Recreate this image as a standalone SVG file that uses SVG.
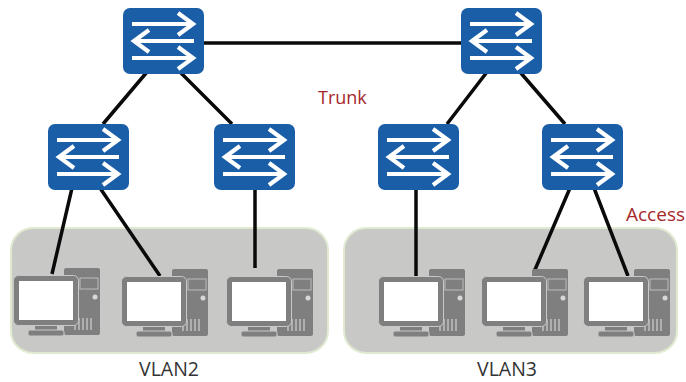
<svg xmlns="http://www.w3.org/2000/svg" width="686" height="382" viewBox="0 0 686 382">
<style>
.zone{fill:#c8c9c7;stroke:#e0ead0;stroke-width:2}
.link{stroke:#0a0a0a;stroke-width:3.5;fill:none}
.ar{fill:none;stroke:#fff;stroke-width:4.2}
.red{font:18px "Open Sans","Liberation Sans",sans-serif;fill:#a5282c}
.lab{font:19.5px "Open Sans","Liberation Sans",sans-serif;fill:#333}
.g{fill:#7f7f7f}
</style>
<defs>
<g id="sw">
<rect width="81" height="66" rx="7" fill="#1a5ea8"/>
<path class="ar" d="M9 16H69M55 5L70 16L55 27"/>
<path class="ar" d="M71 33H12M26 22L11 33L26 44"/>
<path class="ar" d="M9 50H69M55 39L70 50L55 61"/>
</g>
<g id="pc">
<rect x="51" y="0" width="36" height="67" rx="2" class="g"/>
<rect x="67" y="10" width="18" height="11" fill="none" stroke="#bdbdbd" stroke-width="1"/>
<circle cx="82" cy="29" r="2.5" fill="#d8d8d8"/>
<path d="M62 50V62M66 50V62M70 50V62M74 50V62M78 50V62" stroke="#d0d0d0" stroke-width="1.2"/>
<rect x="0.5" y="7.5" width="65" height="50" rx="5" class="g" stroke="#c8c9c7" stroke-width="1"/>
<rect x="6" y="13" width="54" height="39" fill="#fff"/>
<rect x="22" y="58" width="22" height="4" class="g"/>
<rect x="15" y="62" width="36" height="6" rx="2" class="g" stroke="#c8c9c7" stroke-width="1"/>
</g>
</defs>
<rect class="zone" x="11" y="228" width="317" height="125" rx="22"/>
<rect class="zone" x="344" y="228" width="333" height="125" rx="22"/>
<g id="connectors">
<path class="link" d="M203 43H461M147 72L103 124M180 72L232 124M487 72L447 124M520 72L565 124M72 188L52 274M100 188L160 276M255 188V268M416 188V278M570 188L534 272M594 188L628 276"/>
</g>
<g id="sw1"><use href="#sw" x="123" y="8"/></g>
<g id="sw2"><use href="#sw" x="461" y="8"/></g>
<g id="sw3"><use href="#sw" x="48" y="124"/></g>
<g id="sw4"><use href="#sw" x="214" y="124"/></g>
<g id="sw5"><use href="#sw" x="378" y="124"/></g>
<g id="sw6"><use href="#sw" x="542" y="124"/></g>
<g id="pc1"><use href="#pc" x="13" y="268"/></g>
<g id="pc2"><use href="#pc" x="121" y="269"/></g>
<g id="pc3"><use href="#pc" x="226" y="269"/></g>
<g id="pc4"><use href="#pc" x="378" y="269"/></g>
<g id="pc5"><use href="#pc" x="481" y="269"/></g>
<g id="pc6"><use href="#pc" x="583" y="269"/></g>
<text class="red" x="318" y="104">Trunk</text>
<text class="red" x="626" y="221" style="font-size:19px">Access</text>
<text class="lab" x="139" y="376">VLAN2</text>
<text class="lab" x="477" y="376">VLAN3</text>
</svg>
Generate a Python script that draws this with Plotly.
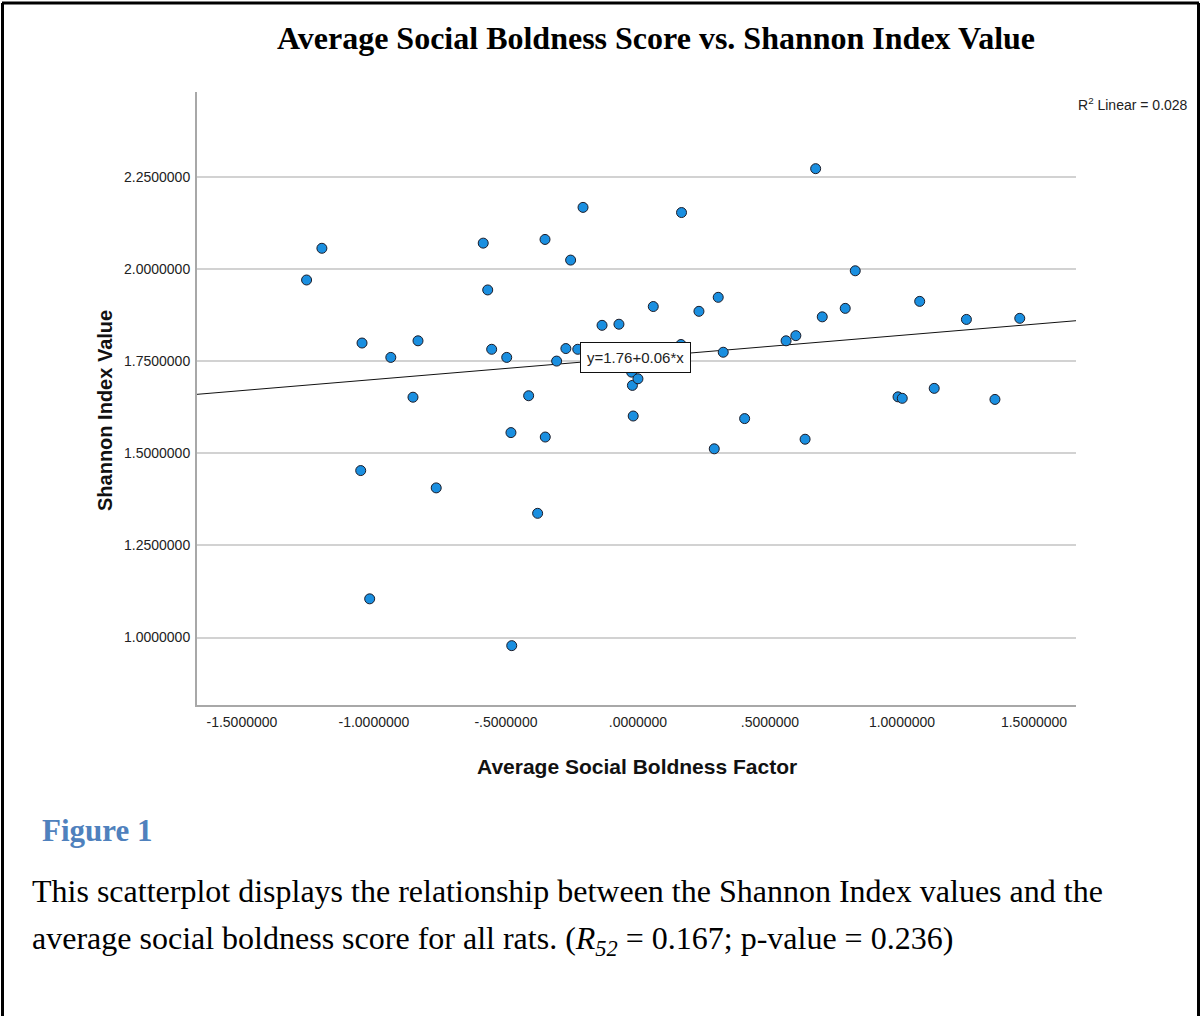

*INSTRUCTIONS FOR THE TASK*:
Reproduce the full listing above verbatim, with no pictures included.

*CORRECT OUTPUT*:
Recreate this image as a standalone SVG file that uses SVG.
<svg xmlns="http://www.w3.org/2000/svg" width="686" height="382" viewBox="0 0 686 382">
<style>
.zone{fill:#c8c9c7;stroke:#e0ead0;stroke-width:2}
.link{stroke:#0a0a0a;stroke-width:3.5;fill:none}
.ar{fill:none;stroke:#fff;stroke-width:4.2}
.red{font:18px "Open Sans","Liberation Sans",sans-serif;fill:#a5282c}
.lab{font:19.5px "Open Sans","Liberation Sans",sans-serif;fill:#333}
.g{fill:#7f7f7f}
</style>
<defs>
<g id="sw">
<rect width="81" height="66" rx="7" fill="#1a5ea8"/>
<path class="ar" d="M9 16H69M55 5L70 16L55 27"/>
<path class="ar" d="M71 33H12M26 22L11 33L26 44"/>
<path class="ar" d="M9 50H69M55 39L70 50L55 61"/>
</g>
<g id="pc">
<rect x="51" y="0" width="36" height="67" rx="2" class="g"/>
<rect x="67" y="10" width="18" height="11" fill="none" stroke="#bdbdbd" stroke-width="1"/>
<circle cx="82" cy="29" r="2.5" fill="#d8d8d8"/>
<path d="M62 50V62M66 50V62M70 50V62M74 50V62M78 50V62" stroke="#d0d0d0" stroke-width="1.2"/>
<rect x="0.5" y="7.5" width="65" height="50" rx="5" class="g" stroke="#c8c9c7" stroke-width="1"/>
<rect x="6" y="13" width="54" height="39" fill="#fff"/>
<rect x="22" y="58" width="22" height="4" class="g"/>
<rect x="15" y="62" width="36" height="6" rx="2" class="g" stroke="#c8c9c7" stroke-width="1"/>
</g>
</defs>
<rect class="zone" x="11" y="228" width="317" height="125" rx="22"/>
<rect class="zone" x="344" y="228" width="333" height="125" rx="22"/>
<g id="connectors">
<path class="link" d="M203 43H461M147 72L103 124M180 72L232 124M487 72L447 124M520 72L565 124M72 188L52 274M100 188L160 276M255 188V268M416 188V278M570 188L534 272M594 188L628 276"/>
</g>
<g id="sw1"><use href="#sw" x="123" y="8"/></g>
<g id="sw2"><use href="#sw" x="461" y="8"/></g>
<g id="sw3"><use href="#sw" x="48" y="124"/></g>
<g id="sw4"><use href="#sw" x="214" y="124"/></g>
<g id="sw5"><use href="#sw" x="378" y="124"/></g>
<g id="sw6"><use href="#sw" x="542" y="124"/></g>
<g id="pc1"><use href="#pc" x="13" y="268"/></g>
<g id="pc2"><use href="#pc" x="121" y="269"/></g>
<g id="pc3"><use href="#pc" x="226" y="269"/></g>
<g id="pc4"><use href="#pc" x="378" y="269"/></g>
<g id="pc5"><use href="#pc" x="481" y="269"/></g>
<g id="pc6"><use href="#pc" x="583" y="269"/></g>
<text class="red" x="318" y="104">Trunk</text>
<text class="red" x="626" y="221" style="font-size:19px">Access</text>
<text class="lab" x="139" y="376">VLAN2</text>
<text class="lab" x="477" y="376">VLAN3</text>
</svg>
Generate a Python script that draws this with Plotly.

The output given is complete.